Government asks religious congregations for 'substantial contributions'

Cowen calls for 'substantial contributions'
IRISH TIMES REPORTERS
Thu, Jun 04, 2009
The Taoiseach has today said that "further substantial contributions" are required from religious congregations and called for a "comprehensive, specific response" from them as quickly as possible.
Brian Cowen today met representatives from religious orders at Government Buildings today to discuss their response to the Ryan report into institutional child abuse.
Following that meeting, the congregations have agreed to an independent audit of their assets and will report back to Government within two weeks. They have also agreed to submit a substantial contribution to a trust and to conduct the process in an open and transparent manner.
In a statement released after he met the congregations this morning, Mr Cowen said: “I must express the dismay and abhorrence which, with the whole of the population, we have experienced on reading the [Ryan] report and the catalogue of suffering, deprivation and abuse which was the lot of so many children committed to institutions under the care of religious communities.
"The systemic nature of the findings, and the sheer scale of the suffering endured by children and the grievous abuse of many of them while in the care of organisations represented here mean that there is a moral responsibility to be faced."
Mr Cowen said although he noted the congregations were faced with failings of those in earlier generations, "some of the severest conclusions of the Commission regarding religious Congregations relate to recent attitudes and behaviour".
“I want to convey to you directly the view of the Government that further substantial contributions are required by way of reparation. Furthermore, the contributions need to be capable of being assessed by the public for their significance by reference to the full resources available to the congregations and in a context of the costs of well over a billion euro being incurred by the State."
Mr Cowen said the congregations' response may have "profound implications" for the well-being of survivors of abuse and could influence how people, "who have been so loyally supportive of your congregations over many years", would judge the congregations' adherence to their "foundational values”.
There has been widespread criticism of the deal stuck between the Government and 18 orders in 2002 which capped the orders' contribution at €127 million.
The Taoiseach last night promised groups representing victims of child abuse in institutions run by religious orders that those congregations would make “substantial” additional contributions.
Mr Cowen and four Government Ministers met some eight groups representing victims of child abuse for almost three hours at Government Buildings to discuss the outcome of the Ryan report.
Minister for Education Batt O’Keeffe, Minister for Health Mary Harney, Minister for Justice Dermot Ahern, and Minister for Children Barry Andrews were all present at the meeting. As they emerged from last night's discussions, representatives said that good and positive progress had been made during the meeting, though some fundamental issues required clarification.
No firm indication was given to the groups as to the contribution the Government will seek from religious congregations and if it will be in the region of 50 per cent of the overall costs. Leading church and political figures, including Government Chief Whip Pat Carey, have suggested the orders should contribute half of the costs.

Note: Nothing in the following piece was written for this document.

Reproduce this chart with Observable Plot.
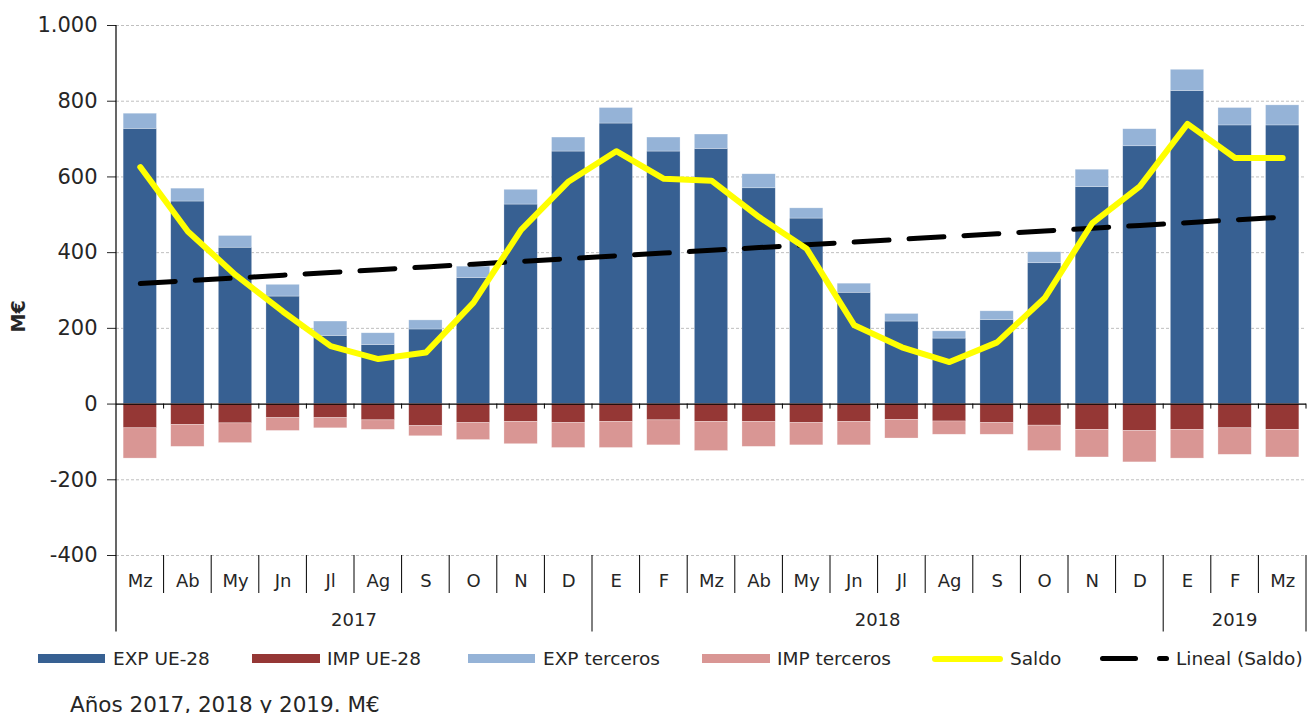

A Government statement released last night said that Mr Cowen had stressed that those who perpetrated child sex abuse crimes, no matter how long ago, must be made amenable to the law so that they can be held to account for such crimes.
The Ryan report, which was published last month, includes evidence of abuse from over 1,000 survivors of the orphanages, industrial schools and reformatory schools, some 500 of which related to sexual abuse by members of religious orders, teachers and other lay workers.
The Government publications office was yesterday awaiting delivery of hundreds more copies of the child abuse report after it ran out of stock due to “exceptional” demand.
Huge public interest has also put the Ryan commission’s website under severe strain, with additional servers and bandwidth being added to cope with unexpectedly high visitor numbers.
Some 90,000 separate downloads of the report were logged in the first 24 hours after the publication of the report two weeks ago, and 183,000 files have been downloaded in all.
The commission, which continues to receive new requests for the document every day, expects delivery of the second batch of its 2,500-copy print run in the coming days.
Applicant witnesses, survivors’ groups and Government departments are provided with copies free of charge, while the publications office charges €20 for a hard copy set or €10 for the disk. It already has a waiting list of between 400 and 500 names for hard copies of the five-volume set.